Exercise requirements » Set down, exactly as written, the lines from the top of the data to the line that holds "const rightYTicks = [200, 400, 600];", and omit the pictures.

Dataset content »

━━━━━━━━━━━━━━━━━━━━━━━━━━━━━━

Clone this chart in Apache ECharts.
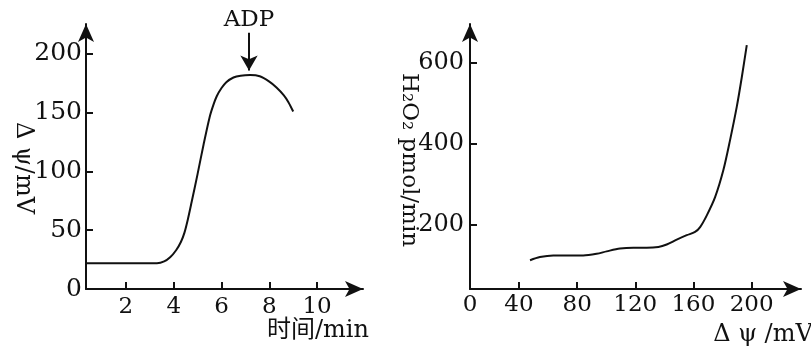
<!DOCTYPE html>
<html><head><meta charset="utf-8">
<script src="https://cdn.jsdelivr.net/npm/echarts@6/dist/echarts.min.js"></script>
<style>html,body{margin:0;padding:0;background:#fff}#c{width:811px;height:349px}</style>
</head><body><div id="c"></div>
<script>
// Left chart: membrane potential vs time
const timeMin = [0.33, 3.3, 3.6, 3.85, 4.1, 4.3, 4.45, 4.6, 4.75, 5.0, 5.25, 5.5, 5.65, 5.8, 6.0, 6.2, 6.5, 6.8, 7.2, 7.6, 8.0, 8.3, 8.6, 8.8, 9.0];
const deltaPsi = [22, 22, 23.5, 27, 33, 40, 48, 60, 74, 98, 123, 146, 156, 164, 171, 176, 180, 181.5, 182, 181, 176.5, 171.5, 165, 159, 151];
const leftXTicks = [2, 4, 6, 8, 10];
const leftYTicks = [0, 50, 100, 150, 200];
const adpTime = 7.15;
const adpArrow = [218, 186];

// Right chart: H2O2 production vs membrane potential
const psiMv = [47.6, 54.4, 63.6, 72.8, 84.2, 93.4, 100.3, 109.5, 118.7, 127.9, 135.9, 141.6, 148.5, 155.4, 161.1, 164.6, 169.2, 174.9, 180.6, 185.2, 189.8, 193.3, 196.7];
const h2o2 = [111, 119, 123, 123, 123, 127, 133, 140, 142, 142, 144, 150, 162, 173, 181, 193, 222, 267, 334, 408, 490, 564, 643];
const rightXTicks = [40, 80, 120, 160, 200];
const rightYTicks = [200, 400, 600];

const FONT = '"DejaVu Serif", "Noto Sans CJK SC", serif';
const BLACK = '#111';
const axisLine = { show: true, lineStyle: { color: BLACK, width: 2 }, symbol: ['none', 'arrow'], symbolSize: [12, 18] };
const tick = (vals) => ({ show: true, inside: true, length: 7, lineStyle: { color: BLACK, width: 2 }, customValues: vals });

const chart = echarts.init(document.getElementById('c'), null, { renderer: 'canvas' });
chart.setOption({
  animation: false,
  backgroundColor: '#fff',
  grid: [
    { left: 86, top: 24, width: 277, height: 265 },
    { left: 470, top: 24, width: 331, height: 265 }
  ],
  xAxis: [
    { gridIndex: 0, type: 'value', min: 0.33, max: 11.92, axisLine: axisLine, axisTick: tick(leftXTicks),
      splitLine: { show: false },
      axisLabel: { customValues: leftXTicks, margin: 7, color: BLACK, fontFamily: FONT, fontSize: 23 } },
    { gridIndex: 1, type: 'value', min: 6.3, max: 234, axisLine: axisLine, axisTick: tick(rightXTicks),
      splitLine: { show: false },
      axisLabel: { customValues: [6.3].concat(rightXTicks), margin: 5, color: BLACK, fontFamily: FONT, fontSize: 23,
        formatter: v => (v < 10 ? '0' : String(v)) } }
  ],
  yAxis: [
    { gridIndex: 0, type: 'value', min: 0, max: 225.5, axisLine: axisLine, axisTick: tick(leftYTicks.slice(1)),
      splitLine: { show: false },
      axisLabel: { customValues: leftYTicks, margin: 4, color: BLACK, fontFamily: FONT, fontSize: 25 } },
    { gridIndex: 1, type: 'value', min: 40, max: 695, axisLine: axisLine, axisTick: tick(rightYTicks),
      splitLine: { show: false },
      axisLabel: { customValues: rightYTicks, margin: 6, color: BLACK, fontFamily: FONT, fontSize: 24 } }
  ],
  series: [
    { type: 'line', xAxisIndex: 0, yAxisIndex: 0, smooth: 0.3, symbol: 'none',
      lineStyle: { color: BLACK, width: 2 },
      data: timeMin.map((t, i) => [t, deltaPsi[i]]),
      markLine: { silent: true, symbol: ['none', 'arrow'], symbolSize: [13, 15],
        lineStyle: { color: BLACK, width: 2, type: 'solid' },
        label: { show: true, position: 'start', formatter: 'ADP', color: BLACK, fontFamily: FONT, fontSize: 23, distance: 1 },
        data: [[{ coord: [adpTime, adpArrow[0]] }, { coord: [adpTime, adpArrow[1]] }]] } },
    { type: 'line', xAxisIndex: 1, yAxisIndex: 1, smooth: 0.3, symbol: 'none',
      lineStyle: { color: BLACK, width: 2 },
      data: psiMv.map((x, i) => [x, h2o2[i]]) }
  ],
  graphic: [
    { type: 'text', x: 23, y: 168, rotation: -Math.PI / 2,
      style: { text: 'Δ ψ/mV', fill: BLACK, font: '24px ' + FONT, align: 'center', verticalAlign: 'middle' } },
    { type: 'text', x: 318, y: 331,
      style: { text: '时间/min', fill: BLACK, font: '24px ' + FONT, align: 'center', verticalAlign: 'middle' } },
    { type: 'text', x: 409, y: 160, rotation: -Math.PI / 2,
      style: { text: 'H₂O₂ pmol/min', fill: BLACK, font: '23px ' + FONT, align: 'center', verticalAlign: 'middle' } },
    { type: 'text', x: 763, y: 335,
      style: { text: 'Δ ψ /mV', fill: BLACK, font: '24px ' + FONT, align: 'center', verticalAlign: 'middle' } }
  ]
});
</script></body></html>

━━━━━━━━━━━━━━━━━━━━━━━━━━━━━━

Task solution »
Clone this chart in Apache ECharts.
<!DOCTYPE html>
<html><head><meta charset="utf-8">
<script src="https://cdn.jsdelivr.net/npm/echarts@6/dist/echarts.min.js"></script>
<style>html,body{margin:0;padding:0;background:#fff}#c{width:811px;height:349px}</style>
</head><body><div id="c"></div>
<script>
// Left chart: membrane potential vs time
const timeMin = [0.33, 3.3, 3.6, 3.85, 4.1, 4.3, 4.45, 4.6, 4.75, 5.0, 5.25, 5.5, 5.65, 5.8, 6.0, 6.2, 6.5, 6.8, 7.2, 7.6, 8.0, 8.3, 8.6, 8.8, 9.0];
const deltaPsi = [22, 22, 23.5, 27, 33, 40, 48, 60, 74, 98, 123, 146, 156, 164, 171, 176, 180, 181.5, 182, 181, 176.5, 171.5, 165, 159, 151];
const leftXTicks = [2, 4, 6, 8, 10];
const leftYTicks = [0, 50, 100, 150, 200];
const adpTime = 7.15;
const adpArrow = [218, 186];

// Right chart: H2O2 production vs membrane potential
const psiMv = [47.6, 54.4, 63.6, 72.8, 84.2, 93.4, 100.3, 109.5, 118.7, 127.9, 135.9, 141.6, 148.5, 155.4, 161.1, 164.6, 169.2, 174.9, 180.6, 185.2, 189.8, 193.3, 196.7];
const h2o2 = [111, 119, 123, 123, 123, 127, 133, 140, 142, 142, 144, 150, 162, 173, 181, 193, 222, 267, 334, 408, 490, 564, 643];
const rightXTicks = [40, 80, 120, 160, 200];
const rightYTicks = [200, 400, 600];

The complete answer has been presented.